Power and Rail company

The Southern Indiana Gas and Electric Company was a power company and interurban railway in Indiana. It would acquire its corporate identity in 1921, after the Evansville and Southern Indiana Traction Company merged with the Evansville Public Service Company. The former was descendant from the first electric railway to operate in Evansville, which established service in 1903. The Public Service Company was incorporated in 1909 in order to provide electricity, steam, and hot water for Evansville. Rail service ended in 1933, though power delivery continued until 2000 when the company merged with Indiana Gas Company to become Vectren.

==History==
===Railway to Princeton===
On September 18, 1901, the Evansville and Princeton Traction Company was incorporated by investors from Evansville and Richmond. By September 1902, construction on the 28 mi line had advanced sufficiently to begin laying rails. The overhead construction and ballasting were not finished until next year; and difficulties in connecting the substation power plants delayed the opening of the line until December 8, 1903. By the following month, the line was taking in receipts of about $200 (Note: adjusted for inflation) per day. The company desired that the line be extended north to Indianapolis either by building to Vincennes and Terre Haute to make connection with the Terre Haute–Indianapolis Line under construction, or by building northeast toward Indianapolis directly. The men proposed to build from Princeton to Petersburg and also construct branch lines to Owensville, Poseyville and New Harmony. The Murdock and Marshall families of Lafayette, who already controlled the Evansville city lines, proposed the plan of building from Princeton to Vincennes and also to Washington and Petersburg with that purpose, on June 28, 1906, the Evansville, Princeton and Vincennes Interurban Railway Company was incorporated. The stock of the Evansville and Princeton Traction Company passed into the hands of the new company and two years later the line came under the control of its new owners.

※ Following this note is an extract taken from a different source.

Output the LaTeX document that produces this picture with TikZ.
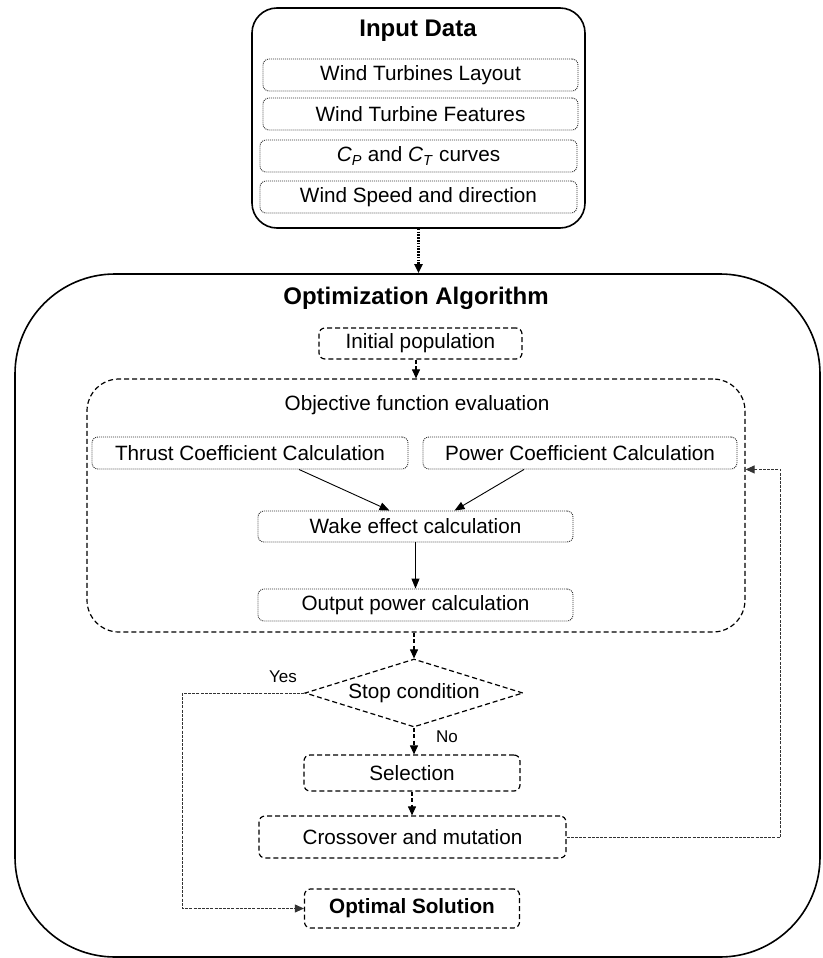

On December 24, 1908, a new corporation, the Evansville and Southern Indiana Traction Company, was incorporated to take over the Evansville city lines and the Princeton-Evansville railway and build others, probably from Evansville to Louisville. The new company took over the interurban line and the Evansville city railway properties at once. Despite being under the same corporate ownership, operations of the Princeton line were kept distinct from those of the other major interurban routes emanating from Evansville.

Within a few months the line between Evansville and Darmstadt was straightened; and as a step in the plan of building to Vincennes, the company began the construction of an extension from Princeton to Patoka. By February 1, 1908, the grading was done and within a few months the extension was placed in operation. A survey from Patoka to Hazelton was begun in October 1908 and in the same month the directors voted to construct the line to Terre Haute in the spring. The line would meet a similarly new southern extension of the Terre Haute, Indianapolis and Eastern Traction Company Sullivan Line to provide interchange. A strike of the operators, together with financial losses, need for new ties and rails, which had caused the State Railroad commission to list the line as "dead," made the financing of the extension impossible. In the summer of 1915 the proposal of the Terre Haute extension was fruitlessly revived. A line from Evansville would be a very desirable improvement because of the through traffic that could be carried between the two large cities. Being a short line radiating from a city, it was never as profitable as lines which could obtain through traffic between two large cities.

===Merged from two companies===
Because more power was needed and it seemed inadvisable to construct a new and larger power plant the Evansville and Southern Indiana Traction Company merged with the Evansville Public Service Company in March 1912. (After a suit in circuit court the merger was sustained and approved by the State Commerce commission January 5, 1917.) The Public Service Company of Evansville filed articles of incorporation on June 10, 1912, and acquired possession of the stock of the Evansville and Southern Indiana Traction Company.

The name of the holding company changed to Southern Indiana Gas and Electric Company on March 7, 1921. The company was controlled by the Union Railway, Gas and Electric company of Philadelphia through ownership of a majority of capital stock; and the latter was controlled in the same manner by the Commonwealth Power, Railway & Light Company of New York.

Interurban service ceased in 1933. The company merged with Indiana Gas Company in 2000 to form the modern Vectren corporation.

==Interurban route==
The line crossed a branch of the Evansville and Terre Haute Railroad north of Fort Branch, and the main line at Princeton, the crossings being of the two-rail type. It also crossed the Evansville belt line in Evansville. The longest bridge along the route was the crossing of Pigeon Creek.